If the future of conservation appears bleak in Washington, it looks even worse in duck country. Not long ago I talked with a photographer friend who’d just returned from a photo expedition to the prairie pothole region of North Dakota, possibly the best duck nesting grounds remaining in North America. There he watched wildlife habitat disappear as farmers, in a mad, taxpayer-subsidized rush to take advantage of high commodity prices, plowed up grasslands to grow more corn and soybeans.
“Some days, I just felt like going back to the hotel for a good stiff drink, then calling it quits and heading for home,” my friend said.
Most of the grassland was withdrawn from the Conservation Reserve Program, where the federal government pays landowners not to farm erodible or unproductive land. Now, apparently, the government provides better taxpayer-funded incentives to plow and plant the poor ground. This situation is almost certain to be exacerbated by the new federal Farm Bill, which replaces current subsidies with a taxpayer-funded crop insurance program and removes disincentives intended to prevent wetland drainage by farmers who are receiving federal farm funding.

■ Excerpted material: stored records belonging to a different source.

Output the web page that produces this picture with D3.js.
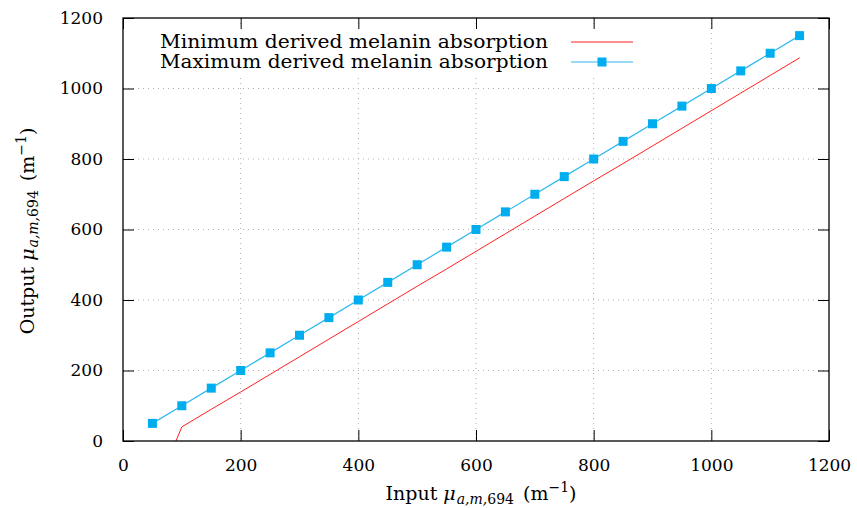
<!DOCTYPE html>
<html>
<head>
<meta charset="utf-8">
<script src="https://cdn.jsdelivr.net/npm/d3@7"></script>
<style>
  html, body { margin: 0; padding: 0; background: #fff; }
  svg { display: block; }
  text { font-family: "DejaVu Serif", "Liberation Serif", serif; fill: #000; }
</style>
</head>
<body>
<svg id="chart" width="857" height="508"></svg>
<script>
// Input absorption values (m^-1)
const inputValues = [50, 100, 150, 200, 250, 300, 350, 400, 450, 500, 550, 600,
                     650, 700, 750, 800, 850, 900, 950, 1000, 1050, 1100, 1150];
// Derived output using minimum melanin absorption
const minDerived = [-160, 40, 90, 139, 189, 239, 289, 339, 389, 439, 488, 538,
                    588, 638, 688, 738, 787, 837, 887, 937, 987, 1037, 1087];
// Derived output using maximum melanin absorption
const maxDerived = [50, 100, 150, 200, 250, 300, 350, 400, 450, 500, 550, 600,
                    650, 700, 750, 800, 850, 900, 950, 1000, 1050, 1100, 1150];
const xTicks = [0, 200, 400, 600, 800, 1000, 1200];
const yTicks = [0, 200, 400, 600, 800, 1000, 1200];
const seriesNames = ["Minimum derived melanin absorption", "Maximum derived melanin absorption"];

const plot = { left: 123, right: 829, top: 18, bottom: 441 };
const svg = d3.select("#chart");

const x = d3.scaleLinear().domain([0, 1200]).range([plot.left, plot.right]);
const y = d3.scaleLinear().domain([0, 1200]).range([plot.bottom, plot.top]);

const fontSize = 19;
const tickFont = 17;
const tickLen = 11;
const serif = "DejaVu Serif, Liberation Serif, serif";

// clip region for data
svg.append("defs").append("clipPath").attr("id", "plotclip")
  .append("rect").attr("x", plot.left).attr("y", plot.top)
  .attr("width", plot.right - plot.left).attr("height", plot.bottom - plot.top);

// grid
const grid = svg.append("g").attr("stroke", "#b0b0b0").attr("stroke-width", 1)
  .attr("stroke-dasharray", "1,4");
xTicks.slice(1, -1).forEach(t => {
  grid.append("line").attr("x1", x(t)).attr("x2", x(t))
    .attr("y1", plot.top).attr("y2", plot.bottom);
});
yTicks.slice(1, -1).forEach(t => {
  grid.append("line").attr("x1", plot.left).attr("x2", plot.right)
    .attr("y1", y(t)).attr("y2", y(t));
});

// legend background (opaque, hides the grid beneath the key)
const legendTop = 28, rowH = 20, legendRight = 548;
svg.append("rect").attr("x", 152).attr("y", legendTop).attr("width", 490).attr("height", 46)
  .attr("fill", "#fff");

// axes with inward ticks, mirrored on top and right
const axB = d3.axisBottom(x).tickValues(xTicks).tickSize(-tickLen).tickPadding(tickLen + 7).tickFormat(d3.format("d"));
const axT = d3.axisTop(x).tickValues(xTicks).tickSize(-tickLen).tickFormat("");
const axL = d3.axisLeft(y).tickValues(yTicks).tickSize(-tickLen).tickPadding(tickLen + 9).tickFormat(d3.format("d"));
const axR = d3.axisRight(y).tickValues(yTicks).tickSize(-tickLen).tickFormat("");

function styleAxis(g) {
  g.select(".domain").remove();
  g.selectAll(".tick line").attr("stroke", "#000").attr("stroke-width", 1);
  g.selectAll(".tick text").attr("font-size", tickFont)
    .attr("font-family", serif).attr("fill", "#000");
}
svg.append("g").attr("transform", `translate(0,${plot.bottom})`).call(axB).call(styleAxis);
svg.append("g").attr("transform", `translate(0,${plot.top})`).call(axT).call(styleAxis);
svg.append("g").attr("transform", `translate(${plot.left},0)`).call(axL).call(styleAxis);
svg.append("g").attr("transform", `translate(${plot.right},0)`).call(axR).call(styleAxis);

// series
const ptsMin = inputValues.map((v, i) => [v, minDerived[i]]);
const ptsMax = inputValues.map((v, i) => [v, maxDerived[i]]);
const line = d3.line().x(d => x(d[0])).y(d => y(d[1]));
const dataG = svg.append("g").attr("clip-path", "url(#plotclip)");

const redColor = "#ff2020", blueLine = "#30b8ee", blueMark = "#00aeef";

dataG.append("path").attr("d", line(ptsMin)).attr("fill", "none")
  .attr("stroke", redColor).attr("stroke-width", 1);
dataG.append("path").attr("d", line(ptsMax)).attr("fill", "none")
  .attr("stroke", blueLine).attr("stroke-width", 1.2);
const ms = 9;
dataG.selectAll("rect.mk").data(ptsMax).join("rect").attr("class", "mk")
  .attr("x", d => x(d[0]) - ms / 2).attr("y", d => y(d[1]) - ms / 2)
  .attr("width", ms).attr("height", ms).attr("fill", blueMark);

// border
svg.append("rect").attr("x", plot.left).attr("y", plot.top)
  .attr("width", plot.right - plot.left).attr("height", plot.bottom - plot.top)
  .attr("fill", "none").attr("stroke", "#000").attr("stroke-width", 1.3);

// legend
const legendG = svg.append("g");
seriesNames.forEach((name, i) => {
  const cy = legendTop + 14 + i * rowH;
  legendG.append("text").attr("x", legendRight).attr("y", cy + 6)
    .attr("text-anchor", "end").attr("font-size", fontSize)
    .attr("textLength", 388).attr("lengthAdjust", "spacingAndGlyphs").text(name);
  legendG.append("line").attr("x1", 571).attr("x2", 633).attr("y1", cy).attr("y2", cy)
    .attr("stroke", i === 0 ? redColor : blueLine).attr("stroke-width", i === 0 ? 1 : 1.2);
  if (i === 1) {
    legendG.append("rect").attr("x", 602 - ms / 2).attr("y", cy - ms / 2)
      .attr("width", ms).attr("height", ms).attr("fill", blueMark);
  }
});

// axis titles with math notation
function mathTitle(t, prefix) {
  t.append("tspan").text(prefix + " ");
  t.append("tspan").attr("font-style", "italic").text("μ");
  t.append("tspan").attr("font-size", 14).attr("dy", 4).attr("dx", 1).attr("font-style", "italic").text("a,m,");
  t.append("tspan").attr("font-size", 14).text("694");
  t.append("tspan").attr("dy", -4).attr("dx", 3).text(" (m");
  t.append("tspan").attr("font-size", 14).attr("dy", -8).text("−1");
  t.append("tspan").attr("dy", 8).text(")");
}
const xt = svg.append("text").attr("x", 481).attr("y", 500)
  .attr("text-anchor", "middle").attr("font-size", fontSize);
mathTitle(xt, "Input");
const yt = svg.append("text").attr("transform", `translate(34,231) rotate(-90)`)
  .attr("text-anchor", "middle").attr("font-size", fontSize);
mathTitle(yt, "Output");
</script>
</body>
</html>
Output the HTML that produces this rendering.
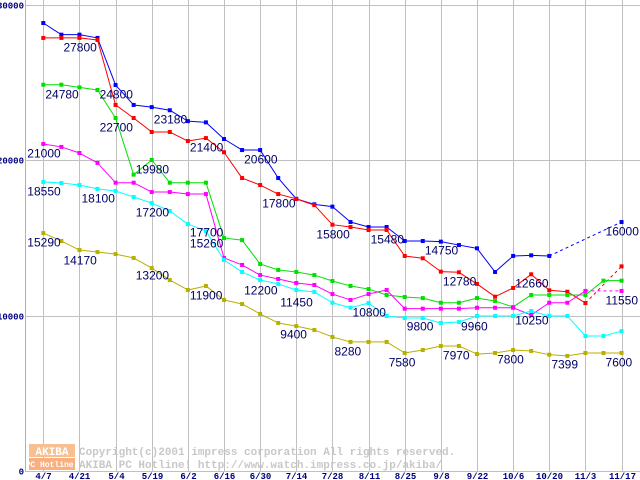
<!DOCTYPE html>
<html><head><meta charset="utf-8"><style>
html,body{margin:0;padding:0;background:#fff;}
svg{display:block;}
text{font-family:"Liberation Mono","DejaVu Sans Mono",monospace;}
text.vl{font-family:"Liberation Sans","DejaVu Sans",sans-serif;}
</style></head><body>
<svg id="c" width="640" height="480" viewBox="0 0 640 480" xmlns="http://www.w3.org/2000/svg">
<g id="grid"></g>
<g id="wm">
<rect x="29" y="444" width="46" height="13" fill="#f8c090"/>
<rect x="29" y="458" width="46" height="12" fill="#f8b080"/>
<text x="52" y="455" font-size="11" fill="#fff" text-anchor="middle" font-weight="bold">AKIBA</text>
<text x="52" y="467" font-size="8" fill="#fff" text-anchor="middle" font-weight="bold">PC Hotline!</text>
<text x="79" y="455" font-size="11" fill="#c8c8c8" font-weight="bold">Copyright(c)2001 impress corporation All rights reserved.</text>
<text x="79" y="468" font-size="11" fill="#c8c8c8" font-weight="bold">AKIBA PC Hotline!  http://www.watch.impress.co.jp/akiba/</text>
</g>
<g id="series"></g>
<g id="labels"></g>
</svg>
<script>
const xLabels = ["4/7","4/21","5/4","5/19","6/2","6/16","6/30","7/14","7/28","8/11","8/25","9/8","9/22","10/6","10/20","11/3","11/17"];
const yTicks = [0,10000,20000,30000];
const blueVals = [28810,28060,28060,27850,24820,23540,23400,23200,22500,22420,21350,20640,20640,18840,17500,17150,17000,16010,15690,15690,14790,14790,14750,14530,14320,12800,13830,13870,13830,null,null,null,16010];
const redVals = [27850,27850,27850,27720,23540,22700,21800,21800,21220,21410,20500,18840,18390,17810,17500,17100,15840,15690,15500,15500,13830,13680,12820,12780,12030,11210,11770,12650,11620,11530,10800,null,13160];
const greenVals = [24840,24840,24670,24500,22700,19060,20000,18540,18540,18540,14980,14850,13310,12930,12800,12600,12220,11900,11700,11320,11190,11120,10820,10820,11120,10930,10550,11320,11320,11320,11320,12240,12240];
const magentaVals = [21030,20840,20450,19810,18540,18540,17940,17940,17810,17810,13700,13250,12600,12350,12090,11960,11380,11000,11380,11640,10440,10440,10440,10440,10500,10500,10500,10030,10820,10820,11580,null,11580];
const cyanVals = [18590,18520,18390,18140,18010,17620,17230,16720,15880,15430,13570,12800,12280,12030,11640,11510,10820,10500,10800,9970,9840,9840,9520,9580,9970,9970,9970,10290,9970,9970,8680,8680,9000];
const oliveVals = [15300,14790,14210,14080,13950,13700,13050,12280,11640,11900,11000,10740,10100,9520,9320,9070,8620,8300,8300,8300,7590,7780,8040,8040,7520,7590,7780,7720,7480,7400,7590,7590,7590];
const seriesNames = ["blue","red","green","magenta","cyan","olive"];
const seriesColors = ["#0000ff","#ff0000","#00e000","#ff00ff","#00ffff","#b8b000"];
const labelTexts = ["27800","24780","24800","22700","23180","21400","20600","21000","19980","18550","18100","17200","17700","15260","15290","14170","13200","11900","12200","11450","17800","15800","15480","14750","12780","12660","11550","16000","10800","9800","9960","10250","8280","7580","7970","7800","7399","7600","9400"];
const labelIdx = [2,1,4,4,7,9,12,0,6,0,3,6,9,9,0,2,6,9,12,14,13,16,19,22,23,27,32,32,18,21,24,27,17,20,23,26,29,32,14];
const labelVal = [27270,24240,24240,22120,22640,20840,20060,20450,19420,18010,17560,16660,15370,14660,14730,13570,12600,11320,11640,10870,17230,15240,14920,14210,12220,12090,11000,15430,10230,9320,9320,9710,7720,7010,7460,7200,6880,7010,8810];
const svgNS="http://www.w3.org/2000/svg";
const X0=43.3, DX=18.07, Y0=471, PER=0.01555;
function xs(i){return X0+DX*i;}
function ys(v){return Y0-v*PER;}
const grid=document.getElementById('grid');
function mk(tag,attrs,parent){const e=document.createElementNS(svgNS,tag);for(const k in attrs)e.setAttribute(k,attrs[k]);parent.appendChild(e);return e;}
let ax=mk('line',{x1:25.5,y1:0,x2:25.5,y2:471,stroke:'#b0b0b0','stroke-width':1},grid);


yTicks.forEach((t,i)=>{
  const y=Math.round(ys(t))+0.5;
  const l=mk('line',{x1:25,y1:y,x2:640,y2:y,stroke:'#c0c0c0','stroke-width':1},grid);
  
  
  const tx=mk('text',{x:24,y:y+3,'font-size':9,'font-weight':'bold',fill:'#000080','text-anchor':'end'},grid);
  tx.textContent=t;
  
  
});
xLabels.forEach((lab,i)=>{
  const x=Math.round(xs(i*2))+0.5;
  const l=mk('line',{x1:x,y1:0,x2:x,y2:471,stroke:'#c0c0c0','stroke-width':1},grid);
  
  
  const tx=mk('text',{x:x,y:479,'font-size':9,'font-weight':'bold',fill:'#000080','text-anchor':'middle'},grid);
  tx.textContent=lab;
  
  
});
const allVals=[blueVals,redVals,greenVals,magentaVals,cyanVals,oliveVals];
const sg=document.getElementById('series');
allVals.forEach((vals,s)=>{
  const col=seriesColors[s];
  const g=mk('g',{},sg);
  
  
  let prev=null,gap=false;
  vals.forEach((v,i)=>{
    if(v===null){gap=true;return;}
    if(prev!==null){
      const seg=mk('line',{x1:xs(prev),y1:ys(vals[prev]),x2:xs(i),y2:ys(v),stroke:col,'stroke-width':1},g);
      if(gap)seg.setAttribute('stroke-dasharray','3,3');
      
      
    }
    prev=i;gap=false;
  });
  vals.forEach((v,i)=>{
    if(v===null)return;
    const r=mk('rect',{x:xs(i)-2,y:ys(v)-2,width:4,height:4,fill:col},g);
    
    
  });
});
const lg=document.getElementById('labels');
labelTexts.forEach((t,i)=>{
  const tx=mk('text',{'class':'vl',x:xs(labelIdx[i])-16,y:ys(labelVal[i])+4.5,'font-size':12,fill:'#000066'},lg);
  tx.textContent=t;
  
  
});
</script>
</body></html>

A cynic might say it’s as if the farm lobby wrote the Farm Bill. A cynic might be right.
Current habitat losses are especially distressing when you consider how much waterfowl habitat is already gone. The great salt marshes of the Eastern Seaboard were lost to industrialization and development. The delta marshes of the Gulf Coast are greatly diminished due to erosion and energy development. Across the Corn Belt, nearly all wetlands were drained and the original prairie eliminated. Prairie Canada, once the continent’s great duck factory, has been drained and plowed, too.
So much North American waterfowl habitat has disappeared that it is hard to believe we currently have more ducks than ever. Old-time hunters talk about seeing ducks in unimaginable abundance in places where few, if any, ducks are seen today. Duck hunting was once a mainstream activity for American males. Everyone from celebrities and community leaders to firemen and janitors spent time in the duck blind. By contrast, duck hunting today is a niche activity, pursued primarily by hunters with the good fortune to live near the remaining hunting areas or with the financial wherewithal to gain access to private clubs and commercial operations.
Enough duck hunters exist to support a sizable industry based on supplying them with guns, decoys, dogs, guides and private hunting grounds. But the future of the duck hunting business may be less rosy than the present. The current duck abundance will only last as long as the wet conditions on the nesting grounds. When the drought returns, duck numbers will begin an inevitable decline. If federal farm policies continue encouraging habitat destruction, duck numbers are unlikely to recover to present levels.
Does this mean the end of duck hunting as we know it? Maybe not, but most of the older hunters who I know would say duck hunting as they knew it is already gone. More likely we are at the beginning of a long decline in duck numbers. Twenty years from now, today’s hunters may look back wistfully at 2012 and say, “Remember when?”
For nearly a century, ducks have been the focus of international conservation efforts. Along the way, conservationists have accomplished much, notably the creation of public wildlife areas, the rise of conservation nonprofits such as Ducks Unlimited and raising public awareness of the importance of wetland protection. Those accomplishments didn’t come easy. Even in the best of times, conservationists are pushing a rock uphill in a market-driven world that places little value on Nature. Today, we’re pushing a bigger rock up a steeper hill. Let’s hope it doesn’t roll right over us.